You've Outgrown the Basics — Now What?

There's a point in every Ninja Veggie Slice player's journey where the beginner tips stop being enough. You've stopped hitting bombs by accident. You're landing combos regularly. Your score is climbing. But then you hit a ceiling — a score you keep reaching and can't seem to get past, no matter how many more rounds you play.

I know that feeling well. I sat at the same rough score range for about two weeks before I started thinking more deliberately about what advanced players actually do differently. This guide is what I found. It's not about working harder — it's about working smarter, with techniques that completely changed how I see and play the game.

If you're still getting started, go back and read the Beginner's Guide first. This article assumes you already have the fundamentals.

Zone Coverage: Dividing the Screen

This is the most impactful concept I've found for high-level play. Instead of treating the screen as one space where you react to whatever appears, mentally divide it into three vertical zones: left, center, and right.

Most veggie clusters in Ninja Veggie Slice will land predominantly in one of these zones. Advanced players pre-position their swipe mentally — they're not waiting to see a veggie and then deciding where to cut. They're already committing to a zone before the veggie reaches its peak.

Here's how to develop this skill:

  • Play a few practice rounds where you only slice veggies in one zone at a time. Left zone only, then center only, then right only. This sounds weird but it builds zone awareness rapidly.
  • Notice that certain veggie types tend to favor certain zones in a given round. This is semi-random but patterns emerge quickly.
  • When multiple zones light up simultaneously, always prioritize the zone with the most veggies — not the zone with the closest veggie.

The Arc Interception Method

Every veggie in Ninja Veggie Slice follows a ballistic arc — it goes up, peaks, and comes down. Most players slice at or near the peak. Advanced players slice on the way up.
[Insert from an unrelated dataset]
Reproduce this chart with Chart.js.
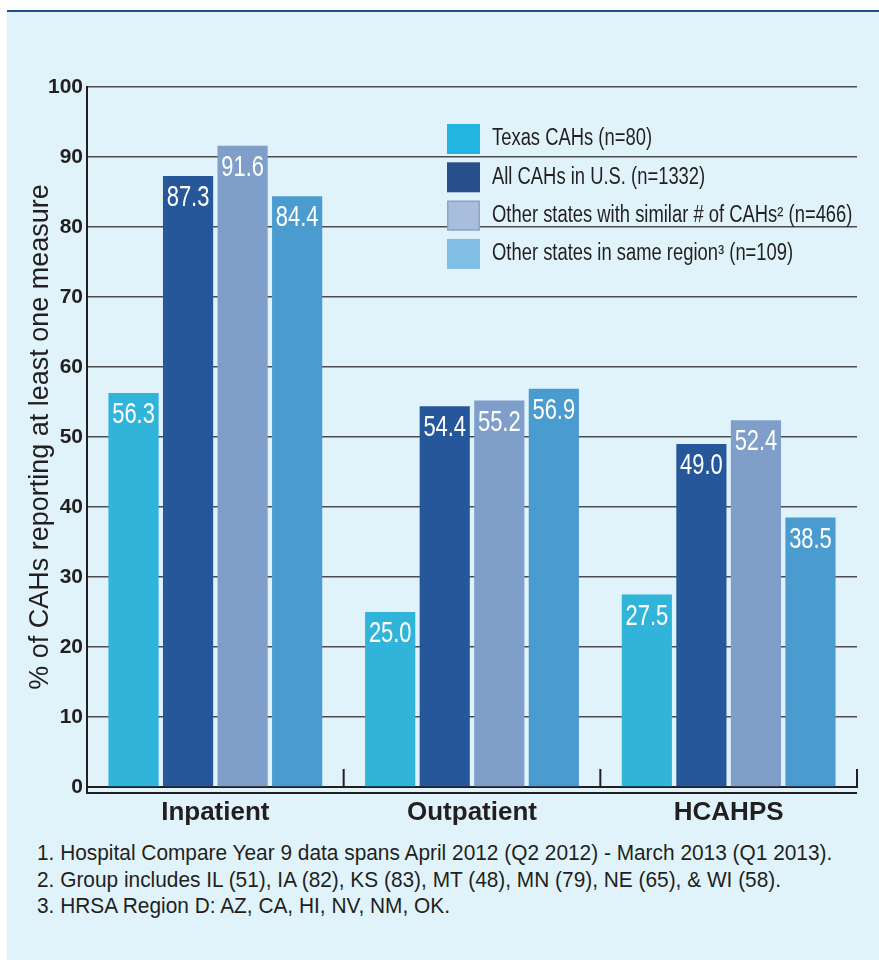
<!DOCTYPE html>
<html>
<head>
<meta charset="utf-8">
<script src="https://cdn.jsdelivr.net/npm/chart.js@4.4.1/dist/chart.umd.min.js"></script>
<style>
  html, body { margin: 0; padding: 0; background: #fff; }
  #panel {
    position: absolute; left: 7px; top: 10px; width: 872px; height: 950px;
    background: #e1f3fa; border-top: 2px solid #1f4f8b;
  }
  #wrap { position: absolute; left: 0; top: 0; width: 879px; height: 840px; }
  #notes {
    position: absolute; left: 37px; top: 840px;
    font-family: "Liberation Sans", Arial, sans-serif; font-size: 21.5px;
    color: #231f20; line-height: 26.5px;
    transform: scaleX(0.97); transform-origin: left top;
  }
</style>
</head>
<body>
<div id="panel"></div>
<div id="wrap"><canvas id="chart" width="879" height="840"></canvas></div>
<div id="notes">
  <div>1. Hospital Compare Year 9 data spans April 2012 (Q2 2012) - March 2013 (Q1 2013).</div>
  <div>2. Group includes IL (51), IA (82), KS (83), MT (48), MN (79), NE (65), &amp; WI (58).</div>
  <div>3. HRSA Region D: AZ, CA, HI, NV, NM, OK.</div>
</div>

<script>
// veriler
const categories = ['Inpatient', 'Outpatient', 'HCAHPS'];
const seriesNames = [
    'Texas CAHs (n=80)',
    'All CAHs in U.S. (n=1332)',
    'Other states with similar # of CAHs² (n=466)',
    'Other states in same region³ (n=109)'
];
const texasCAHs = [56.3, 25.0, 27.5];
const allCAHs = [87.3, 54.4, 49.0];
const similarStates = [91.6, 55.2, 52.4];
const sameRegion = [84.4, 56.9, 38.5];
const yTicks = [0, 10, 20, 30, 40, 50, 60, 70, 80, 90, 100];

const barColors = ['#30b4da', '#27579b', '#7f9fca', '#4a9bd0'];
const legendColors = ['#22b5e0', '#27508c', '#a9bddc', '#80bfe3'];
const baseFont = '"Liberation Sans", Arial, sans-serif';

// dar yazi icin yatay sikistirma
function narrowText(ctx, text, x, y, squeeze) {
    ctx.save();
    ctx.translate(x, y);
    ctx.scale(squeeze, 1);
    ctx.fillText(text, 0, 0);
    ctx.restore();
}

// degerleri cubuklarin icine yaz
const valueLabels = {
    id: 'valueLabels',
    afterDatasetsDraw(chart) {
        const ctx = chart.ctx;
        ctx.save();
        ctx.fillStyle = '#ffffff';
        ctx.font = '30px ' + baseFont;
        ctx.textAlign = 'center';
        ctx.textBaseline = 'middle';
        chart.data.datasets.forEach((ds, i) => {
            chart.getDatasetMeta(i).data.forEach((bar, j) => {
                narrowText(ctx, ds.data[j].toFixed(1), bar.x, bar.y + 22, 0.73);
            });
        });
        ctx.restore();
    }
};

// cift taban cizgisi ve kategori ayiraclari
const axisExtras = {
    id: 'axisExtras',
    afterDraw(chart) {
        const ctx = chart.ctx;
        const area = chart.chartArea;
        const x = chart.scales.x;
        const half = (x.getPixelForValue(1) - x.getPixelForValue(0)) / 2;
        ctx.save();
        ctx.strokeStyle = '#231f20';
        ctx.lineWidth = 2;
        ctx.beginPath();
        ctx.moveTo(area.left - 1, area.bottom + 6);
        ctx.lineTo(area.right, area.bottom + 6);
        for (let i = 0; i < categories.length; i++) {
            const sx = x.getPixelForValue(i) + half;
            ctx.moveTo(sx, area.bottom);
            ctx.lineTo(sx, area.bottom - 18);
        }
        ctx.moveTo(area.left, area.bottom);
        ctx.lineTo(area.left, area.bottom + 7);
        ctx.stroke();
        ctx.restore();
    }
};

// grafik icindeki lejant
const insideLegend = {
    id: 'insideLegend',
    afterDraw(chart) {
        const ctx = chart.ctx;
        const area = chart.chartArea;
        const left = area.left + 360;
        const top = area.top + 37;
        ctx.save();
        ctx.font = '23px ' + baseFont;
        ctx.textBaseline = 'middle';
        ctx.textAlign = 'left';
        seriesNames.forEach((name, i) => {
            const y = top + i * 38.3;
            ctx.fillStyle = legendColors[i];
            ctx.fillRect(left, y, 33, 30);
            if (i === 2) {
                ctx.strokeStyle = '#8ea5c8';
                ctx.lineWidth = 1.5;
                ctx.strokeRect(left + 0.75, y + 0.75, 31.5, 28.5);
            }
            ctx.fillStyle = '#231f20';
            narrowText(ctx, name, left + 45, y + 15, 0.8);
        });
        ctx.restore();
    }
};

const ctx = document.getElementById('chart').getContext('2d');
new Chart(ctx, {
    type: 'bar',
    data: {
        labels: categories,
        datasets: [texasCAHs, allCAHs, similarStates, sameRegion].map((d, i) => ({
            label: seriesNames[i],
            data: d,
            backgroundColor: barColors[i],
            borderWidth: 0,
            categoryPercentage: 0.85,
            barPercentage: 0.92
        }))
    },
    options: {
        responsive: false,
        animation: false,
        layout: { padding: { left: 0, top: 87, right: 22, bottom: 0 } },
        plugins: {
            legend: { display: false },
            tooltip: { enabled: false }
        },
        scales: {
            x: {
                afterFit(scale) { scale.height = 53; },
                grid: { display: false, drawTicks: false },
                border: { color: '#231f20', width: 2 },
                ticks: {
                    padding: 10,
                    color: '#231f20',
                    font: { family: baseFont, size: 26, weight: 'bold' }
                }
            },
            y: {
                min: 0,
                max: 100,
                afterFit(scale) { scale.width = 87; },
                afterBuildTicks(scale) { scale.ticks = yTicks.map(v => ({ value: v })); },
                grid: { color: '#4d4d4f', lineWidth: 1.5, drawTicks: false },
                border: { color: '#231f20', width: 2 },
                ticks: {
                    padding: 4,
                    color: '#231f20',
                    font: { family: baseFont, size: 21, weight: 'bold' }
                },
                title: {
                    display: true,
                    text: '% of CAHs reporting at least one measure',
                    color: '#231f20',
                    padding: { top: 24, bottom: 0 },
                    font: { family: baseFont, size: 27 }
                }
            }
        }
    },
    plugins: [valueLabels, axisExtras, insideLegend]
});
</script>
</body>
</html>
Why does this matter? Two reasons:

  1. Timing advantage. Slicing on the ascent gives you more time to set up your next cut. If you wait for the peak, you're already behind on tracking the next veggie.
  2. Cluster preservation. When a cluster launches together, the veggies are closest together on the ascent. They spread out as they reach the peak. An ascending cut through a tight cluster will slice more veggies than a peak cut through a spread-out one.

The tradeoff: ascending cuts require more predictive accuracy. You're cutting where the veggie will be, not where it is. This takes practice. Spend intentional time watching the launch trajectory before committing to the cut angle, and it will become second nature within a few sessions.

Multi-Directional Swipes

Most players develop one dominant swipe direction — usually a left-to-right or right-to-left horizontal cut. This is fine for basic play, but it leaves points on the table when veggies are spread across different heights on the screen.

Advanced slicing requires comfort with at least four swipe directions:

  • Horizontal (left-right / right-left): Your baseline. Works for clusters at similar heights.
  • Vertical (bottom-top): Excellent for veggies staggered in a vertical line. Often catches two or three that a horizontal cut would miss.
  • Diagonal (bottom-left to top-right): The secret weapon. The majority of complex clusters are positioned diagonally. This cut direction hits more veggies per swipe than almost any other.
  • Diagonal (bottom-right to top-left): The mirror version. Equally valuable, but most players are less comfortable with it. Practice this explicitly.

A drill I used: spend five consecutive rounds only using diagonal cuts, even when a horizontal would have worked. You'll score lower temporarily, but you'll come out the other side with a much more versatile cutting vocabulary.

Bomb Micromanagement at High Speed

At advanced score levels, bombs appear more frequently and sometimes alongside veggie clusters. The beginner strategy of "just pause before every cut" doesn't scale — the game is too fast for that to remain viable.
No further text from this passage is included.